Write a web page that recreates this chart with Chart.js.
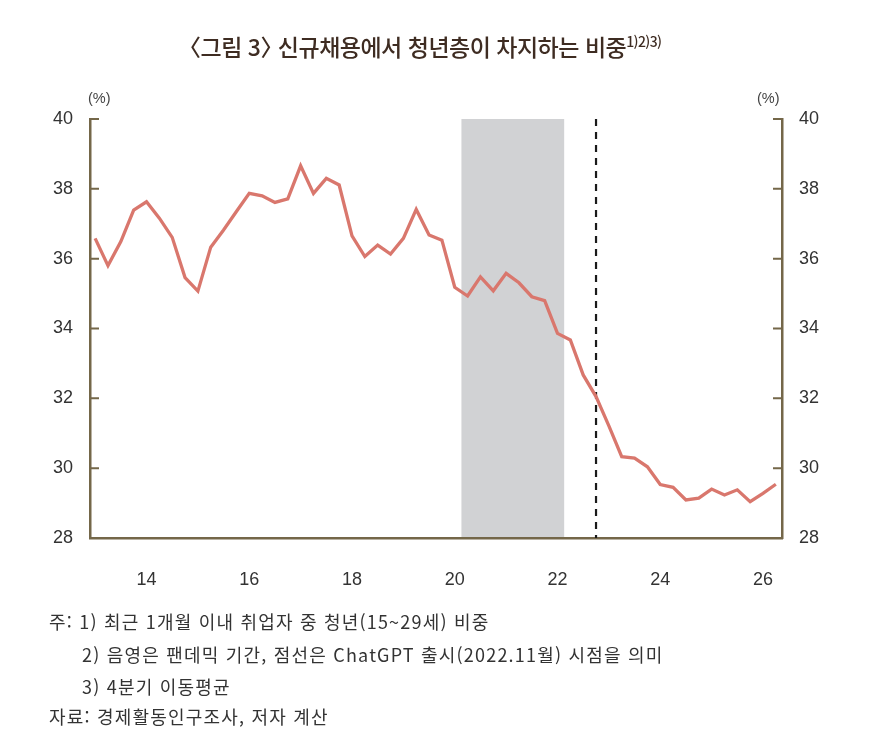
<!DOCTYPE html>
<html lang="ko">
<head>
<meta charset="utf-8">
<script src="https://cdn.jsdelivr.net/npm/chart.js@4/dist/chart.umd.min.js"></script>
<style>
  body { margin: 0; background: #fff; }
  #wrap { position: relative; width: 878px; height: 748px; overflow: hidden; }
  #c { position: absolute; left: 0; top: 0; }
  .txt { position: absolute; font-family: "Noto Sans CJK KR", "Noto Sans", sans-serif; white-space: nowrap; }
  .title { left: 187px; top: 30px; line-height: 32px; font-size: 23px; font-weight: 500; color: #3e2c22; letter-spacing: -0.5px; }
  .title .lb { margin-left: -9px; }
  .title .rb { margin-right: -11px; }
  .title sup { font-size: 14px; letter-spacing: -0.6px; vertical-align: 9px; line-height: 0; }
  .unit { top: 90px; font-size: 14.5px; color: #444; font-family: "Liberation Sans", sans-serif; }
  .note { left: 49px; font-size: 18px; color: #333; letter-spacing: 1.2px; line-height: 30px; }
</style>
</head>
<body>
<div id="wrap">
  <canvas id="c" width="878" height="748"></canvas>
  <div class="txt title"><span class="lb">〈</span>그림 3<span class="rb">〉</span> 신규채용에서 청년층이 차지하는 비중<sup>1)2)3)</sup></div>
  <div class="txt unit" style="left:88px">(%)</div>
  <div class="txt unit" style="left:757px">(%)</div>
  <div class="txt note" style="top:606px">주: 1) 최근 1개월 이내 취업자 중 청년(15~29세) 비중</div>
  <div class="txt note" style="top:639px;left:82px">2) 음영은 팬데믹 기간, 점선은 ChatGPT 출시(2022.11월) 시점을 의미</div>
  <div class="txt note" style="top:671px;left:82px">3) 4분기 이동평균</div>
  <div class="txt note" style="top:701px">자료: 경제활동인구조사, 저자 계산</div>
</div>
<script>
// quarterly share of youth in new hires (%), 2013Q1 .. 2026Q2
const startYear = 13;
const youthShare = [
  36.58, 35.80, 36.49, 37.39,
  37.63, 37.16, 36.61, 35.46,
  35.07, 36.33, 36.82, 37.35,
  37.87, 37.80, 37.61, 37.71,
  38.66, 37.87, 38.30, 38.11,
  36.65, 36.06, 36.39, 36.13,
  36.58, 37.41, 36.68, 36.53,
  35.18, 34.93, 35.48, 35.08,
  35.58, 35.31, 34.91, 34.80,
  33.86, 33.67, 32.67, 32.05,
  31.21, 30.33, 30.29, 30.04,
  29.53, 29.45, 29.09, 29.14,
  29.40, 29.23, 29.38, 29.04,
  29.28, 29.54
];
const xTicks = [14, 16, 18, 20, 22, 24, 26];
const yTicks = [28, 30, 32, 34, 36, 38, 40];
const pandemic = [20.13, 22.13];
const chatgptLaunch = 22.75;

const axisColor = '#746749';
const labelFont = { family: 'Liberation Sans, Arial, sans-serif', size: 18 };

const points = youthShare.map((v, i) => ({ x: startYear + i / 4, y: v }));

const overlay = {
  id: 'overlay',
  beforeDraw(chart) {
    const { ctx, scales: { x, y } } = chart;
    const x0 = x.getPixelForValue(pandemic[0]);
    const x1 = x.getPixelForValue(pandemic[1]);
    const top = y.getPixelForValue(40);
    const bottom = y.getPixelForValue(28);
    ctx.save();
    ctx.fillStyle = '#d1d2d4';
    ctx.fillRect(x0, top, x1 - x0, bottom - top);
    ctx.restore();
  },
  beforeDatasetsDraw(chart) {
    const { ctx, scales: { x, y, y2 } } = chart;
    const px = x.getPixelForValue(chatgptLaunch);
    ctx.save();
    ctx.strokeStyle = '#1a1a1a';
    ctx.lineWidth = 2.2;
    ctx.setLineDash([7, 6]);
    ctx.beginPath();
    ctx.moveTo(px, y.getPixelForValue(40));
    ctx.lineTo(px, y.getPixelForValue(28));
    ctx.stroke();
    ctx.setLineDash([]);
    // inward tick marks on both value axes
    ctx.strokeStyle = axisColor;
    ctx.lineWidth = 2;
    const l = x.left, r = x.right;
    yTicks.forEach(v => {
      const py = y.getPixelForValue(v);
      const py2 = y2.getPixelForValue(v);
      ctx.beginPath();
      ctx.moveTo(l, py); ctx.lineTo(l + 9, py);
      ctx.moveTo(r - 9, py2); ctx.lineTo(r, py2);
      ctx.stroke();
    });
    ctx.restore();
  }
};

const valueAxis = (pos) => ({
  type: 'linear',
  position: pos,
  min: 28,
  max: 40,
  afterBuildTicks: s => { s.ticks = yTicks.map(v => ({ value: v })); },
  afterFit: s => { s.width = pos === 'left' ? 90 : 96; },
  grid: { display: false, drawTicks: false },
  border: { display: true, color: axisColor, width: 2.5 },
  ticks: { color: '#333', font: labelFont, padding: 17 }
});

new Chart(document.getElementById('c'), {
  type: 'line',
  data: {
    datasets: [{
      data: points,
      borderColor: '#d9776d',
      borderWidth: 3.3,
      pointRadius: 0,
      tension: 0
    }]
  },
  options: {
    responsive: false,
    animation: false,
    devicePixelRatio: 1,
    layout: { padding: { top: 119, left: 0, right: 0, bottom: 0 } },
    plugins: { legend: { display: false }, tooltip: { enabled: false } },
    scales: {
      x: {
        type: 'linear',
        min: 12.9,
        max: 26.37,
        afterBuildTicks: s => { s.ticks = xTicks.map(v => ({ value: v })); },
        afterFit: s => { s.height = 210; },
        grid: { display: false, drawTicks: false },
        border: { display: true, color: axisColor, width: 2.5 },
        ticks: { color: '#333', font: labelFont, padding: 31, maxRotation: 0 }
      },
      y: valueAxis('left'),
      y2: valueAxis('right')
    }
  },
  plugins: [overlay]
});
</script>
</body>
</html>
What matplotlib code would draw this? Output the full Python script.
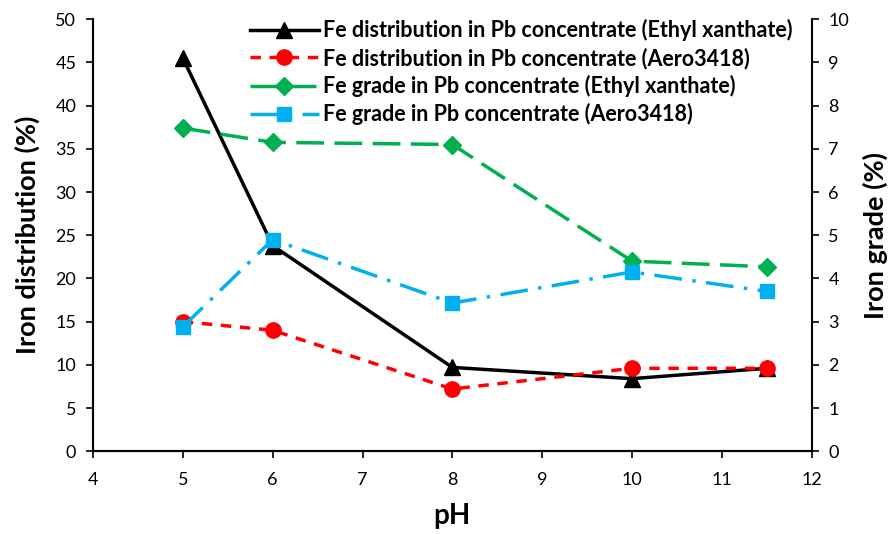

--------------------

*Exercise*:
Of the lines above, how many hold the word "script"? Say the number alone.

*Worked answer*:
4